If you never realised what the phrase "a body of knowledge" might concretely mean, then the first week of the Policy Fellowship would give you a very tangible sense of it. During that week, I had the pleasure to meet 30 bodies of knowledge – living bodies, pointing to the fact that knowledge is deeply connected to thought in the same way as living bodies are deeply connected to minds.

I am grateful to all for sharing with me their substantiated views and opinions on the challenges ahead with regard to policy making in the remit of the Digital Agenda for Europe. This allowed new insights on privacy, security, liability, social cohesion, research and innovation policy to name but a few. In a very concrete manner, the inclusion of research communities and civil society organisations among the key actors to be involved in the new European Cybercrime Centre has been inspired by my conversations in Cambridge during this amazingly rich incoming week.

Throughout the week, I experienced wonderful encounters, which have put in a new light what the interaction between science and policy really can be. There is a strange thing in any human experience: that speaking about something and living it are deeply disconnected, to the point that speaking about it automatically gets you out of the experience, because to do so requires encapsulating it in some way and standing outside of it.

Does this apply to policy making itself? What are the consequences for transparency and accountability?

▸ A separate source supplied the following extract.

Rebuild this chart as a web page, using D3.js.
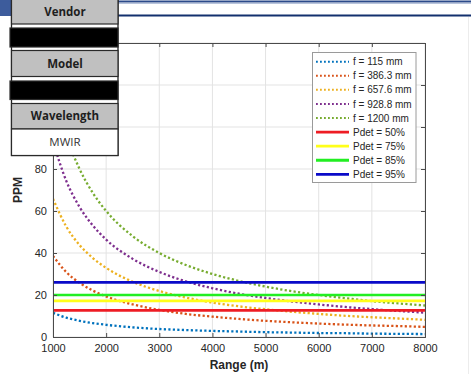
<!DOCTYPE html>
<html>
<head>
<meta charset="utf-8">
<script src="https://cdn.jsdelivr.net/npm/d3@7"></script>
<style>
  body { margin: 0; background: #fff; }
  svg { display: block; font-family: "Liberation Sans", Arial, sans-serif; }
</style>
</head>
<body>
<svg id="chart" width="471" height="374"></svg>
<script>
const ranges = [1000, 1250, 1500, 1750, 2000, 2500, 3000, 3500, 4000, 4500, 5000, 5500, 6000, 6500, 7000, 7500, 8000];

const f115 = [11.5, 9.2, 7.7, 6.6, 5.8, 4.6, 3.8, 3.3, 2.9, 2.6, 2.3, 2.1, 1.9, 1.8, 1.6, 1.5, 1.4];
const f386 = [38.6, 30.9, 25.8, 22.1, 19.3, 15.5, 12.9, 11.0, 9.7, 8.6, 7.7, 7.0, 6.4, 5.9, 5.5, 5.2, 4.8];
const f658 = [65.8, 52.6, 43.8, 37.6, 32.9, 26.3, 21.9, 18.8, 16.4, 14.6, 13.2, 12.0, 11.0, 10.1, 9.4, 8.8, 8.2];
const f929 = [92.9, 74.3, 61.9, 53.1, 46.4, 37.2, 31.0, 26.5, 23.2, 20.6, 18.6, 16.9, 15.5, 14.3, 13.3, 12.4, 11.6];
const f1200 = [120, 96, 80, 68.6, 60, 48, 40, 34.3, 30, 26.7, 24, 21.8, 20, 18.5, 17.1, 16, 15];

const curveNames = ["f = 115 mm", "f = 386.3 mm", "f = 657.6 mm", "f = 928.8 mm", "f = 1200 mm"];
const curveValues = [f115, f386, f658, f929, f1200];
const curveColors = ["#0072bd", "#d95319", "#edb120", "#7e2f8e", "#77ac30"];

const pdetNames = ["Pdet = 50%", "Pdet = 75%", "Pdet = 85%", "Pdet = 95%"];
const pdetValues = [12.7, 17.2, 20.0, 26.0];
const pdetColors = ["#ee1c24", "#ffff1a", "#22ee22", "#0a0ac8"];

const xTicks = [1000, 2000, 3000, 4000, 5000, 6000, 7000, 8000];
const yTicks = [0, 20, 40, 60, 80, 100, 120, 140];
// labels above 80 sit behind the spec table, so they are not shown
const yLabelMax = 80;

const tableRows = ["Vendor", "", "Model", "", "Wavelength", "MWIR"];

const svg = d3.select("#chart");
const plotLeft = 53, plotRight = 425, plotTop = 43, plotBottom = 337;

const x = d3.scaleLinear().domain([1000, 8000]).range([plotLeft, plotRight]);
const y = d3.scaleLinear().domain([0, 140]).range([plotBottom, plotTop]);

svg.append("rect").attr("width", 471).attr("height", 374).attr("fill", "#fff");

// header decoration
svg.append("rect").attr("x", 0).attr("y", 0).attr("width", 12).attr("height", 16).attr("fill", "#3d5c9c");
svg.append("line").attr("x1", 118).attr("x2", 471).attr("y1", 1.5).attr("y2", 1.5).attr("stroke", "#2c4a8a").attr("stroke-width", 2);
svg.append("line").attr("x1", 118).attr("x2", 471).attr("y1", 3.5).attr("y2", 3.5).attr("stroke", "#b8c4dc").attr("stroke-width", 1);
svg.append("line").attr("x1", 118).attr("x2", 471).attr("y1", 15.5).attr("y2", 15.5).attr("stroke", "#13306e").attr("stroke-width", 2);
svg.append("line").attr("x1", 468.5).attr("x2", 468.5).attr("y1", 17).attr("y2", 374).attr("stroke", "#ececec").attr("stroke-width", 1);

// grid
svg.append("g")
  .selectAll("line")
  .data(xTicks)
  .join("line")
  .attr("x1", (d) => x(d)).attr("x2", (d) => x(d))
  .attr("y1", plotTop).attr("y2", plotBottom)
  .attr("stroke", "#e3e3e3");
svg.append("g")
  .selectAll("line")
  .data(yTicks)
  .join("line")
  .attr("x1", plotLeft).attr("x2", plotRight)
  .attr("y1", (d) => y(d)).attr("y2", (d) => y(d))
  .attr("stroke", "#e3e3e3");

svg.append("defs").append("clipPath").attr("id", "plot-clip")
  .append("rect").attr("x", plotLeft).attr("y", plotTop)
  .attr("width", plotRight - plotLeft).attr("height", plotBottom - plotTop);

const line = d3.line()
  .x((_, i) => x(ranges[i]))
  .y((d) => y(d))
  .curve(d3.curveMonotoneX);

const plot = svg.append("g").attr("clip-path", "url(#plot-clip)");

plot.selectAll("path.curve")
  .data(curveValues)
  .join("path")
  .attr("class", "curve")
  .attr("d", line)
  .attr("fill", "none")
  .attr("stroke", (_, i) => curveColors[i])
  .attr("stroke-width", 2.3)
  .attr("stroke-dasharray", "2.2 2.3");

plot.selectAll("line.pdet")
  .data(pdetValues)
  .join("line")
  .attr("class", "pdet")
  .attr("x1", x(1000)).attr("x2", x(8000))
  .attr("y1", (d) => y(d)).attr("y2", (d) => y(d))
  .attr("stroke", (_, i) => pdetColors[i])
  .attr("stroke-width", 2.6);

// axes (box with inward ticks)
const axisColor = "#4a4a4a";
const xAxis = svg.append("g").attr("transform", `translate(0,${plotBottom})`)
  .call(d3.axisBottom(x).tickValues(xTicks).tickSize(-4).tickPadding(7).tickFormat(d3.format("d")));
const xAxisTop = svg.append("g").attr("transform", `translate(0,${plotTop})`)
  .call(d3.axisTop(x).tickValues(xTicks).tickSize(-4).tickFormat(""));
const yAxis = svg.append("g").attr("transform", `translate(${plotLeft},0)`)
  .call(d3.axisLeft(y).tickValues(yTicks).tickSize(-4).tickPadding(6)
    .tickFormat((d) => (d <= yLabelMax ? String(d) : "")));
const yAxisRight = svg.append("g").attr("transform", `translate(${plotRight},0)`)
  .call(d3.axisRight(y).tickValues(yTicks).tickSize(-4).tickFormat(""));

[xAxis, xAxisTop, yAxis, yAxisRight].forEach((g) => {
  g.select(".domain").attr("stroke", axisColor);
  g.selectAll(".tick line").attr("stroke", axisColor);
  g.selectAll(".tick text").attr("fill", "#262626").attr("font-size", 11)
    .attr("font-family", "Liberation Sans, Arial, sans-serif");
});

svg.append("text")
  .attr("x", (plotLeft + plotRight) / 2).attr("y", 369)
  .attr("text-anchor", "middle")
  .attr("font-size", 12).attr("font-weight", "bold").attr("fill", "#262626")
  .text("Range (m)");

svg.append("text")
  .attr("transform", `translate(22,${(plotTop + plotBottom) / 2}) rotate(-90)`)
  .attr("text-anchor", "middle")
  .attr("font-size", 12).attr("font-weight", "bold").attr("fill", "#262626")
  .text("PPM");

// legend
const legend = svg.append("g");
legend.append("rect")
  .attr("x", 312.5).attr("y", 52.5).attr("width", 103.5).attr("height", 130)
  .attr("fill", "#fff").attr("stroke", "#9a9a9a");

const legendItems = curveNames.map((name, i) => ({ name, color: curveColors[i], dotted: true }))
  .concat(pdetNames.map((name, i) => ({ name, color: pdetColors[i], dotted: false })));

const rows = legend.selectAll("g.item")
  .data(legendItems)
  .join("g")
  .attr("class", "item")
  .attr("transform", (_, i) => `translate(0,${61.7 + i * 14.08})`);

rows.append("line")
  .attr("x1", 316).attr("x2", 349)
  .attr("stroke", (d) => d.color)
  .attr("stroke-width", (d) => (d.dotted ? 2 : 2.8))
  .attr("stroke-dasharray", (d) => (d.dotted ? "1.8 2.2" : null));

rows.append("text")
  .attr("x", 353).attr("y", 3.6)
  .attr("font-size", 10).attr("fill", "#262626")
  .text((d) => d.name);

// spec table overlay
const table = svg.append("g").attr("font-family", "Open Sans, Noto Sans, sans-serif");
table.append("rect")
  .attr("x", 11.5).attr("y", -1).attr("width", 106.5).attr("height", 156.5)
  .attr("fill", "#fff").attr("stroke", "#222").attr("stroke-width", 1.3);

const cellTops = [-1, 28, 50.5, 81, 103.5, 129];
const cellHeights = [25, 19, 26, 18.5, 25.5, 26.5];

table.selectAll("rect.cell")
  .data(tableRows)
  .join("rect")
  .attr("class", "cell")
  .attr("x", (d) => (d === "" ? 10 : 11.5))
  .attr("y", (_, i) => cellTops[i])
  .attr("width", (d) => (d === "" ? 108 : 106.5))
  .attr("height", (_, i) => cellHeights[i])
  .attr("fill", (d) => (d === "" ? "#000" : d === "MWIR" ? "#fff" : "#c0c0c0"))
  .attr("stroke", "#2a2a2a")
  .attr("stroke-width", 1.2);

table.selectAll("text.cell")
  .data(tableRows)
  .join("text")
  .attr("class", "cell")
  .attr("x", 65)
  .attr("y", (_, i) => cellTops[i] + cellHeights[i] / 2 + 4)
  .attr("text-anchor", "middle")
  .attr("font-size", 11.5)
  .attr("font-weight", (d) => (d === "MWIR" ? "normal" : "bold"))
  .attr("fill", (d) => (d === "MWIR" ? "#333" : "#1e1e1e"))
  .text((d) => d);
</script>
</body>
</html>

Somehow, to be provocative, I wonder: “Wouldn't the best policy to foster innovation be expressed in terms where the word ‘innovation’ does not appear, except at the metadata level?” This runs counter to the accepted wisdom of transparency and search-engine filters. But it points to the fact that the relationship between knowledge and policy, mediated by language, cannot be understood in mechanical terms, even by bringing the important issue of power into the picture.

Of course, being based in Brussels makes it less straightforward to attend events and stay in touch as often as if I was based in London. A challenge for CSaP is to develop a specific format taking into account the geographical distance of its Fellows outside the UK.